Cleveland and Ed Haines have been together 32 years. The couple met thanks to Cleveland's ex-husband. He and Haines were friends.
"Richard said 'I know a girl you'll like,'" says Cleveland. Haines wasn't sure about getting mixed up with a friend's ex at first, but they eventually met and hit it off.
By nature, Cleveland tends to be easy-going. She's not combative in any way.
"I'll talk myself out of a situation before I'll get involved in it," she says. "My kids are like that too. My kids have the gift of gab."
She believes she has successfully taught her children the importance of doing what they feel is right.
"They grew up with every police officer in the city knowing who they were, so they've got a pretty good sense of right and wrong," she says. "Most important, I think, with the kids, is to always be honest with everybody else as well as themselves. And in that respect, to do what is fullfilling to them."
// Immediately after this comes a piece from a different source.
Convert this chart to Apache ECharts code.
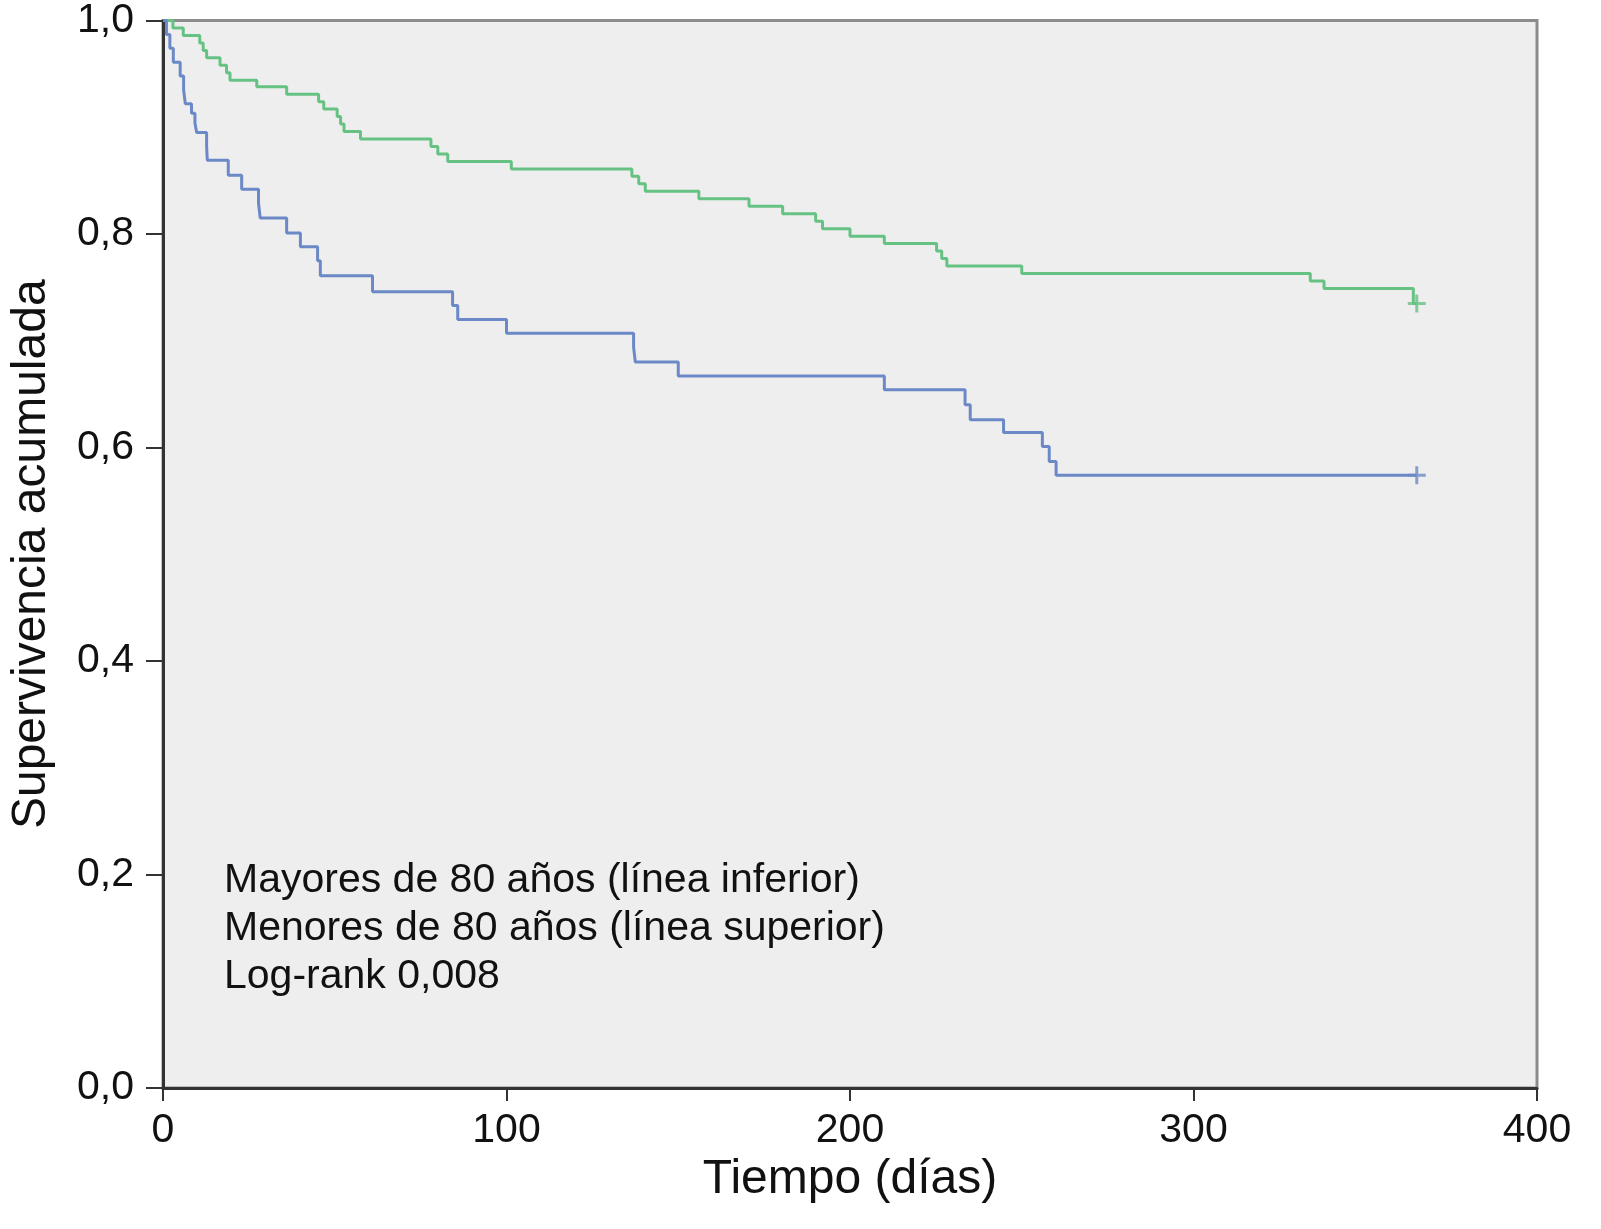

She adds, "My kids think a lot of me and respect me and they don't shy away from saying that they love me. I think that's just about as much as you can ask."
Family has always been a priority for Cleveland, though the focus has shifted over the years from her children to her grandchildren.
"The priority has maybe changed a little bit, because when I started working it was to provide for my children. I don't have to do that now. Though they're still in the back of my mind, I can start doing some things that I want to do."
It may not be anything big, she says, and it may involve her family, but every decision she makes is no longer based on them.
Though she believes that everyone has small regrets, she says she has no big ones. "Overall I had a pretty good variety of things happen to me, but nothing bad," she says. "I've been fortunate in that respect."
Cleveland has lost both parents. Her father died in 1980.
"That was hard on everybody. He was a person who was very full of life. He was only 58 when he died - that's the same age I am now."
Her mother died three years ago.
"That was very hard. She was a crusty old lady," she says fondly, "but she was the centre of my family."
Cleveland has learned that sometimes life doesn't turn out quite the way you want it to, but it's important to work hard and to be honest.
"That's something I've always tried to do," she says.
It comes down to treating others the way you want to be treated in return.
"You have to be honest, you've got to do the best you can, and you cannot beat yourself up when it doesn't work out," she says. "You've just got to take the positive out of it and keep going."